I concur in the majority's disposition of this case. Plainly, the prosecutor's unwarranted comment that defense experts may have “shaded their testimony” in the hope of future employment had the capacity to poison the jury's verdict, which essentially depended on its assessment of conflicting expert testimony.
I am also in full accord with the majority's reference of the larger issue of paid experts in criminal cases to the Model Charge Committee to address the fairness of the present instruction on expert fees in criminal cases in light of the fact that it “may tip the scales in favor of the credibility of the State's witnesses who, although unpaid, may have an equal or greater interest in the outcome than do defense witnesses because they are often employed by a law enforcement agency involved in the prosecution.” Ante at 189, 770 A.2d at 274.
In my view, the entire notion of allowing jurors to consider the amount paid to an expert as bearing on credibility needs rethinking. Indeed, it is the fact of payment, not the amount, that is the counterweight to a jury's natural conclusion that a witness employed by the State or one of its subdivisions is an interested party. Once the fact of payment to the defense expert is revealed, the playing field is leveled.

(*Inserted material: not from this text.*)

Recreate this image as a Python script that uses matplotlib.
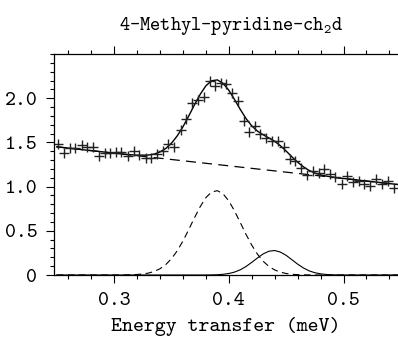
import matplotlib.pyplot as plt
import matplotlib.ticker as mticker

plt.rcParams['font.family'] = ['cmtt10', 'DejaVu Sans Mono']
plt.rcParams['mathtext.fontset'] = 'custom'
plt.rcParams['mathtext.rm'] = 'cmtt10'
plt.rcParams['axes.unicode_minus'] = False

# measured points (energy transfer, intensity)
e_data = [0.2514, 0.2559, 0.2616, 0.2659, 0.2718, 0.2762, 0.2814, 0.2865, 0.2917, 0.2961,
          0.3013, 0.3061, 0.3118, 0.3175, 0.3221, 0.3275, 0.3321, 0.3376, 0.3426, 0.3472,
          0.3524, 0.3581, 0.3629, 0.3679, 0.3728, 0.3780, 0.3833, 0.3882, 0.3932, 0.3978,
          0.4028, 0.4080, 0.4129, 0.4179, 0.4228, 0.4275, 0.4324, 0.4373, 0.4428, 0.4478,
          0.4530, 0.4581, 0.4630, 0.4683, 0.4734, 0.4784, 0.4834, 0.4884, 0.4930, 0.4985,
          0.5033, 0.5085, 0.5134, 0.5181, 0.5234, 0.5284, 0.5338, 0.5389, 0.5439]
i_data = [1.477, 1.375, 1.440, 1.432, 1.466, 1.451, 1.443, 1.347, 1.375, 1.375,
          1.392, 1.386, 1.344, 1.406, 1.358, 1.318, 1.322, 1.369, 1.398, 1.477,
          1.451, 1.640, 1.761, 1.943, 1.981, 2.019, 2.197, 2.140, 2.170, 2.159,
          2.057, 1.969, 1.742, 1.614, 1.685, 1.591, 1.553, 1.515, 1.511, 1.443,
          1.313, 1.295, 1.205, 1.131, 1.182, 1.156, 1.201, 1.145, 1.114, 1.032,
          1.120, 1.051, 1.060, 1.032, 1.011, 1.083, 1.028, 1.060, 0.985]

# fitted curves, read at 0.005 meV steps
e_fit = [0.250, 0.255, 0.260, 0.265, 0.270, 0.275, 0.280, 0.285, 0.290, 0.295,
         0.300, 0.305, 0.310, 0.315, 0.320, 0.325, 0.330, 0.335, 0.340, 0.345,
         0.350, 0.355, 0.360, 0.365, 0.370, 0.375, 0.380, 0.385, 0.390, 0.395,
         0.400, 0.405, 0.410, 0.415, 0.420, 0.425, 0.430, 0.435, 0.440, 0.445,
         0.450, 0.455, 0.460, 0.465, 0.470, 0.475, 0.480, 0.485, 0.490, 0.495,
         0.500, 0.505, 0.510, 0.515, 0.520, 0.525, 0.530, 0.535, 0.540, 0.545, 0.550]
total = [1.450, 1.443, 1.436, 1.429, 1.421, 1.414, 1.407, 1.400, 1.393, 1.386,
         1.378, 1.371, 1.365, 1.360, 1.356, 1.355, 1.357, 1.368, 1.392, 1.431,
         1.491, 1.573, 1.676, 1.797, 1.924, 2.043, 2.140, 2.197, 2.207, 2.168,
         2.090, 1.985, 1.873, 1.770, 1.687, 1.627, 1.586, 1.550, 1.512, 1.462,
         1.402, 1.337, 1.276, 1.224, 1.183, 1.154, 1.133, 1.119, 1.108, 1.100,
         1.092, 1.085, 1.077, 1.070, 1.063, 1.056, 1.049, 1.042, 1.034, 1.027, 1.020]
peak1 = [0.000, 0.000, 0.000, 0.000, 0.000, 0.000, 0.000, 0.000, 0.000, 0.000,
         0.000, 0.000, 0.001, 0.003, 0.006, 0.012, 0.022, 0.040, 0.071, 0.117,
         0.184, 0.273, 0.384, 0.512, 0.646, 0.772, 0.875, 0.939, 0.954, 0.918,
         0.838, 0.724, 0.593, 0.460, 0.338, 0.235, 0.155, 0.096, 0.057, 0.032,
         0.017, 0.008, 0.004, 0.002, 0.001, 0.000, 0.000, 0.000, 0.000, 0.000,
         0.000, 0.000, 0.000, 0.000, 0.000, 0.000, 0.000, 0.000, 0.000, 0.000, 0.000]
peak2 = [0.000, 0.000, 0.000, 0.000, 0.000, 0.000, 0.000, 0.000, 0.000, 0.000,
         0.000, 0.000, 0.000, 0.000, 0.000, 0.000, 0.000, 0.000, 0.000, 0.000,
         0.000, 0.000, 0.000, 0.000, 0.000, 0.000, 0.000, 0.001, 0.003, 0.008,
         0.017, 0.033, 0.059, 0.096, 0.143, 0.193, 0.239, 0.269, 0.277, 0.259,
         0.222, 0.173, 0.123, 0.080, 0.047, 0.026, 0.013, 0.006, 0.002, 0.001,
         0.000, 0.000, 0.000, 0.000, 0.000, 0.000, 0.000, 0.000, 0.000, 0.000, 0.000]
# linear background
e_bg = [0.250, 0.550]
bg = [1.450, 1.020]

fig = plt.figure(figsize=(3.98, 3.37), dpi=100)
ax = fig.add_axes([54 / 398, 62 / 337, 344 / 398, 221 / 337])

ax.plot(e_fit, total, color='black', lw=1.0)
ax.plot(e_bg, bg, color='black', lw=0.9, dashes=(8, 5))
ax.plot(e_fit, peak1, color='black', lw=0.8, dashes=(6, 4))
ax.plot(e_fit, peak2, color='black', lw=0.8)
ax.plot(e_data, i_data, linestyle='none', marker='+', ms=6.5, mew=1.0, color='#222222')

ax.set_xlim(0.2476, 0.5475)
ax.set_ylim(0, 2.5)
ax.spines['right'].set_visible(False)
for s in ['left', 'top', 'bottom']:
    ax.spines[s].set_linewidth(0.9)

ax.xaxis.set_major_locator(mticker.FixedLocator([0.3, 0.4, 0.5]))
ax.xaxis.set_minor_locator(mticker.MultipleLocator(0.02))
ax.set_xticklabels(['0.3', '0.4', '0.5'])
ax.yaxis.set_major_locator(mticker.FixedLocator([0, 0.5, 1.0, 1.5, 2.0]))
ax.yaxis.set_minor_locator(mticker.MultipleLocator(0.1))
ax.set_yticklabels(['0', '0.5', '1.0', '1.5', '2.0'])

ax.tick_params(which='both', direction='out', top=True, right=False, width=0.8, labelsize=15)
ax.tick_params(which='major', length=6, pad=6)
ax.tick_params(which='minor', length=3)

ax.set_xlabel('Energy transfer (meV)', fontsize=15, labelpad=5)
fig.text(0.58, 0.922, '4-Methyl-pyridine-ch$_2$d', ha='center', va='center', fontsize=14)

fig.savefig('out.png', dpi=100)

At that point, a unitary instruction tailored specifically to the vast majority of criminal cases in which the State's expert is “unpaid” and defense expert “paid” should be given. The instruction should include, among other things, an explanation of the practical reasons why the State is not required to resort to paid experts; that the defense generally does not have access to a stable of “unpaid” witnesses; and that payment of experts by the defense is simply part of the business of trying a case.
Further, the Committee should revisit the following language in the Model Charge: “You are instructed that the amount of the expert witness's fee is a matter which you may consider as possibly affecting the credibility, interest, bias, or partisanship of the witness.” Model Jury Charges (Criminal), “Expert Testimony” (September 15, 2000). The logical nexus between a legitimate and reasonable expert's fee and the truthfulness of the expert is questionable. Indeed, a huge expert's fee that might seem shocking and suspicious to jurors can be entirely legitimate if it is generated by the amount of time and effort expended on a particularly difficult project. I see no reason why a jury should be factoring the size of an expert's fee into its credibility call unless there is evidence that the rate is not reasonable and customary for an expert of the sort; that the hours expended are inflated; or that the size of the fee evidences that it is in exchange for the substance of the opinion and not the work underlying it.
I would leave it to the Model Charge Committee to debate those issues and, if necessary, to develop a procedure for determining if and when the amount of a fee becomes relevant. The crucial point is that it is not relevant in every case.